Note after comments (all quotes from the 2012 standard):
3.7.1 Static storage duration [basic.stc.static]
1 All variables which do not have dynamic storage duration, do not have thread storage duration, and are not local have static storage duration. The storage for these entities shall last for the duration of the program (3.6.2, 3.6.3).
(Emphasis by me.) There is no distinction between PODs and non-PODs. Note that the paragraph defines the lifetime of the storage, not of the (typed, initialized) object. When the program (not main()
!) starts, all static storage is readily allocated. And yes, the destructors of objects with static storage duration are part of the program. This makes it, as far as I can see, safe to access errno
in a destructor.
As you say, there is no guarantee about the order of initialization of objects with static storage duration across different translation units; within one TU the initialization is performed in the definition order, and destruction is then done in the opposite order.
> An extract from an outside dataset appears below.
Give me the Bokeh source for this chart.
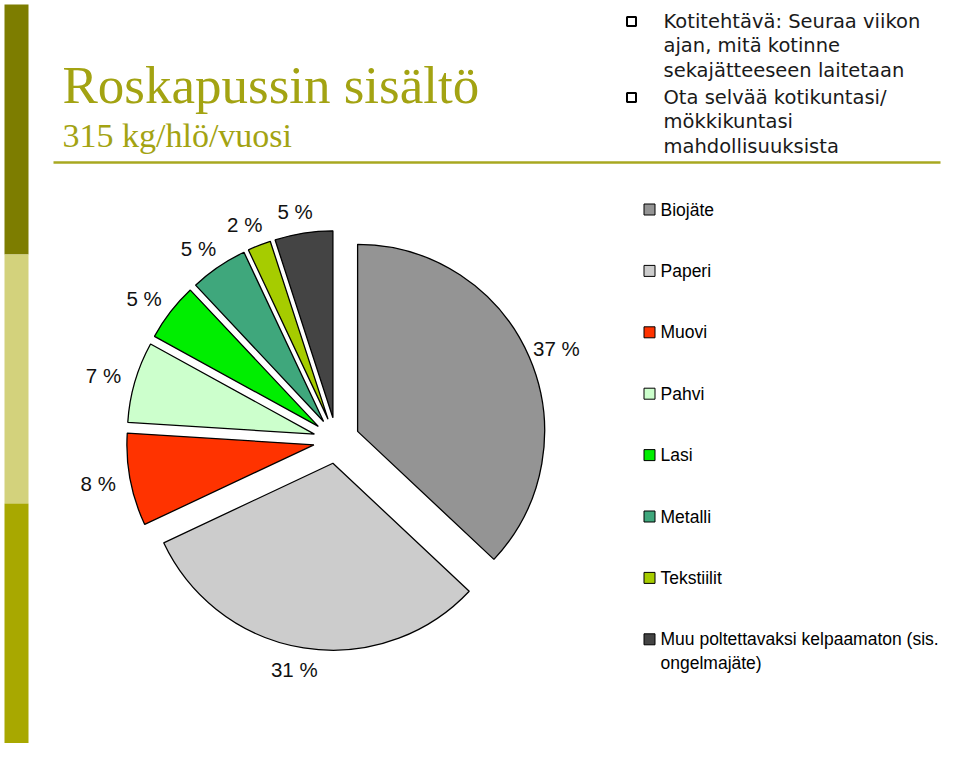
import math
from bokeh.plotting import figure
from bokeh.models import Range1d, ColumnDataSource
from bokeh.core.properties import value
from bokeh.embed import file_html
from bokeh.resources import INLINE

# ---- data ----
categories = ["Biojäte", "Paperi", "Muovi", "Pahvi", "Lasi", "Metalli", "Tekstiilit",
              "Muu poltettavaksi kelpaamaton (sis.\nongelmajäte)"]
shares = [37, 31, 8, 7, 5, 5, 2, 5]
colors = ["#949494", "#cccccc", "#ff3300", "#ccffcc", "#00ee00", "#3fa77c", "#a6cc00", "#444444"]

title_text = "Roskapussin sisältö"
subtitle_text = "315 kg/hlö/vuosi"
bullet_lines = ["Kotitehtävä: Seuraa viikon", "ajan, mitä kotinne", "sekajätteeseen laitetaan",
                "Ota selvää kotikuntasi/", "mökkikuntasi", "mahdollisuuksista"]
bullet_starts = [0, 3]

# ---- layout (pixel coordinates, y measured from top of picture) ----
W, H = 944, 743
def Y(s):
    return 759 - s

p = figure(width=W, height=H, x_range=Range1d(0, 944), y_range=Range1d(16, 759),
           output_backend="svg", toolbar_location=None,
           x_axis_type=None, y_axis_type=None, min_border=0)
p.outline_line_color = None
p.background_fill_color = "white"
p.border_fill_color = "white"

# left decorative bar
p.quad(left=[4, 4, 4], right=[28, 28, 28], top=[Y(4), Y(254), Y(503)],
       bottom=[Y(254), Y(503), Y(753)], fill_color=["#7d7d00", "#d3d27c", "#a8a800"],
       line_color=None)

# header
olive = "#a3a312"
p.text(x=[62], y=[Y(84)], text=[title_text], text_font=value("Liberation Serif"),
       text_font_size="53px", text_color=olive, text_baseline="alphabetic")
p.text(x=[62], y=[Y(135)], text=[subtitle_text], text_font=value("Liberation Serif"),
       text_font_size="34px", text_color=olive, text_baseline="alphabetic")
p.segment(x0=[53], y0=[Y(162)], x1=[940], y1=[Y(162)], line_color="#a8a820", line_width=2.5)

# bullet text
line_ys = [21, 45, 70, 97, 121, 146]
p.text(x=[663] * len(bullet_lines), y=[Y(v) for v in line_ys], text=bullet_lines,
       text_font=value("DejaVu Sans"), text_font_size="19.5px", text_color="#1a1a1a",
       text_baseline="middle")
p.rect(x=[631] * len(bullet_starts), y=[Y(line_ys[i]) for i in bullet_starts], width=9, height=9,
       fill_color=None, line_color="black", line_width=2)

# pie
C = (336.0, Y(440))
R = 187.0
D = 23.0
total = float(sum(shares))
xs, ys, st, en, lx, ly, lt = [], [], [], [], [], [], []
cum = 0.0
for v in shares:
    a0 = cum / total * 360.0
    a1 = (cum + v) / total * 360.0
    cum += v
    mid = math.radians((a0 + a1) / 2)
    ux, uy = math.sin(mid), math.cos(mid)
    xs.append(C[0] + D * ux)
    ys.append(C[1] + D * uy)
    st.append(math.radians(90 - a1))
    en.append(math.radians(90 - a0))
    t = f"{v} %"
    lt.append(t)
    rr = R + D + 12
    lx.append(C[0] + rr * ux + ux * 5.5 * len(t) - 4)
    ly.append(C[1] + rr * uy + uy * 10)

src = ColumnDataSource(dict(x=xs, y=ys, start=st, end=en, color=colors, name=categories))
p.wedge(x="x", y="y", radius=R, start_angle="start", end_angle="end", fill_color="color",
        line_color="black", line_width=1.3, source=src)
p.text(x=lx, y=ly, text=lt, text_font=value("Liberation Sans"), text_font_size="20.5px",
       text_color="#111111", text_align="center", text_baseline="middle")

# legend
leg_y = [209 + 61.4 * i for i in range(len(categories))]
p.rect(x=[649] * len(categories), y=[Y(v) for v in leg_y], width=11, height=11,
       fill_color=colors, line_color="black", line_width=1)
p.text(x=[660] * len(categories), y=[Y(v - 10) for v in leg_y], text=categories,
       text_font=value("Liberation Sans"), text_font_size="17.5px", text_color="black",
       text_baseline="top", text_line_height=1.2)

open("out.html", "w").write(file_html(p, INLINE))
That is all there is to it (apart from workarounds, like putting your globals in an artificial class or returning static
local variables from functions).
The answer to your example question then depends on the storage duration of the object for which the destructor is called. If the object has static storage duration and is in a different translation unit, you are out of luck. If it is automatically or dynamically allocated, or if it is defined in the same translation unit after the global variable you are fine.